The model does NOT validate the choice of crushers for the specified sizes; it simply calculates a specific energy based on the power drawn and the throughput dictated by the ball mill circuit. The throughput in the crushing circuit is NOT calculated and the motor sizes are NOT checked to see if they are suitable for the duty presented.

The choice of crushers and arrangement is normally based on volumetric flow and not on power draw. Use a crusher catalogue or another tool, like Metso's Bruno software, to determine the size and arrangement of the crushers ahead of the ball mill(s).

## Default parameter values

• Assumed crusher product (T80) size, µm = 9400
• Hypothetical rod mill product size, µm = 2100 (mid-point of the range between typical rod mill work index test P80 and typical ball mill work index test F80).
• To simulate dry ball milling requires the Rowland EF1 factor of 1.3 be entered as the "SSBM calibration factor" in the circuit settings.
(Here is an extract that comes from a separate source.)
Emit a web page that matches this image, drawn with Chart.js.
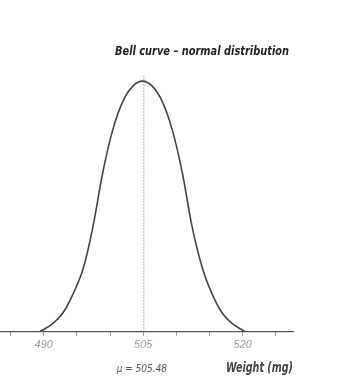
<!DOCTYPE html>
<html>
<head>
<meta charset="utf-8">
<script src="https://cdn.jsdelivr.net/npm/chart.js@4.4.1/dist/chart.umd.min.js"></script>
<style>
  html, body { margin: 0; padding: 0; background: #fff; }
  #wrap { width: 364px; height: 383px; }
</style>
</head>
<body>
<div id="wrap"><canvas id="bell"></canvas></div>
<script>
// values
const weights = [489.4, 491.3, 492.8, 494.3, 495.9, 497.4, 498.9, 500.4, 501.9, 503.4, 504.9,
  506.4, 507.9, 509.4, 510.9, 512.4, 514.0, 515.5, 517.0, 518.5, 520.4];
const density = [0, 0.0021, 0.0048, 0.0096, 0.0165, 0.0277, 0.0422, 0.0535, 0.0610, 0.0651, 0.0665,
  0.0651, 0.0610, 0.0535, 0.0422, 0.0277, 0.0165, 0.0096, 0.0048, 0.0021, 0];
const tickValues = [485, 490, 495, 500, 505, 510, 515, 520, 525];
const labeledTicks = [490, 505, 520];
const meanLine = [505.1, 505.1];
const meanLineY = [0, 0.0681];
const meanText = "\u03bc = 505.48";
const titleText = "Bell curve \u2013 normal distribution";
const axisText = "Weight (mg)";

const narrow = "'Liberation Sans Narrow', 'DejaVu Sans Condensed', sans-serif";

const curve = weights.map((w, i) => ({ x: w, y: density[i] }));
const meanPts = meanLine.map((w, i) => ({ x: w, y: meanLineY[i] }));

// squeeze text horizontally to a given width
const fitText = (c, txt, right, y, width) => {
  const w = c.measureText(txt).width;
  c.save();
  c.translate(right, y);
  c.scale(Math.min(1, width / w), 1);
  c.textAlign = "right";
  c.fillText(txt, 0, 0);
  c.restore();
};

const textPlugin = {
  id: "texts",
  afterDraw(chart) {
    const c = chart.ctx;
    const xs = chart.scales.x;
    c.save();
    c.textBaseline = "middle";
    c.fillStyle = "#222";
    c.font = "italic bold 13px " + narrow;
    fitText(c, titleText, 289, 52, 174);
    c.fillStyle = "#444";
    c.font = "italic bold 14px " + narrow;
    fitText(c, axisText, 293, 368, 67);
    c.fillStyle = "#555";
    c.font = "italic 10px " + narrow;
    c.textAlign = "center";
    c.fillText(meanText, xs.getPixelForValue(meanLine[0]) - 2, 369);
    c.restore();
  },
};

new Chart(document.getElementById("bell"), {
  type: "scatter",
  data: {
    datasets: [
      {
        data: curve,
        showLine: true,
        borderColor: "#444",
        borderWidth: 1.6,
        pointRadius: 0,
        tension: 0.4,
        fill: false,
      },
      {
        data: meanPts,
        showLine: true,
        borderColor: "#999",
        borderWidth: 1,
        borderDash: [1.5, 1.5],
        pointRadius: 0,
      },
    ],
  },
  options: {
    responsive: true,
    maintainAspectRatio: false,
    animation: false,
    layout: { padding: { left: 0, right: 71, top: 60, bottom: 28 } },
    plugins: {
      legend: { display: false },
      tooltip: { enabled: false },
    },
    scales: {
      x: {
        type: "linear",
        min: 483.4,
        max: 527.6,
        afterBuildTicks: (scale) => {
          scale.ticks = tickValues.map((v) => ({ value: v }));
        },
        grid: {
          drawOnChartArea: false,
          drawTicks: true,
          tickLength: 4,
          color: "#999",
        },
        border: { color: "#555", width: 1.2 },
        ticks: {
          color: "#999",
          font: { family: "'Liberation Sans', sans-serif", size: 11, style: "italic" },
          padding: 3,
          maxRotation: 0,
          autoSkip: false,
          callback: (v) => (labeledTicks.includes(v) ? String(v) : ""),
        },
      },
      y: {
        display: false,
        min: 0,
        max: 0.0721,
      },
    },
  },
  plugins: [textPlugin],
});
</script>
</body>
</html>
## Simulating an HPGR circuit

The high pressure grinding roll (HPGR) circuits are becoming common, and they can be considered a variation on the classical single stage ball mill circuit where the final stage of crushing is the HPGR. Simulating HPGR has two differences from a classical SSBM circuit with cone crushers: first is that the crusher product tends to be finer (~4 mm versus 9 mm) and the nature of the product is different.

The particle size curve of HPGR product is "non-standard" according to Bond's root-2 rule, meaning the transfer size for Bond calculations is "synthetic" (same as for SAG mills). To simulate this, refer to the HPGR and ball mill using Bond instructions.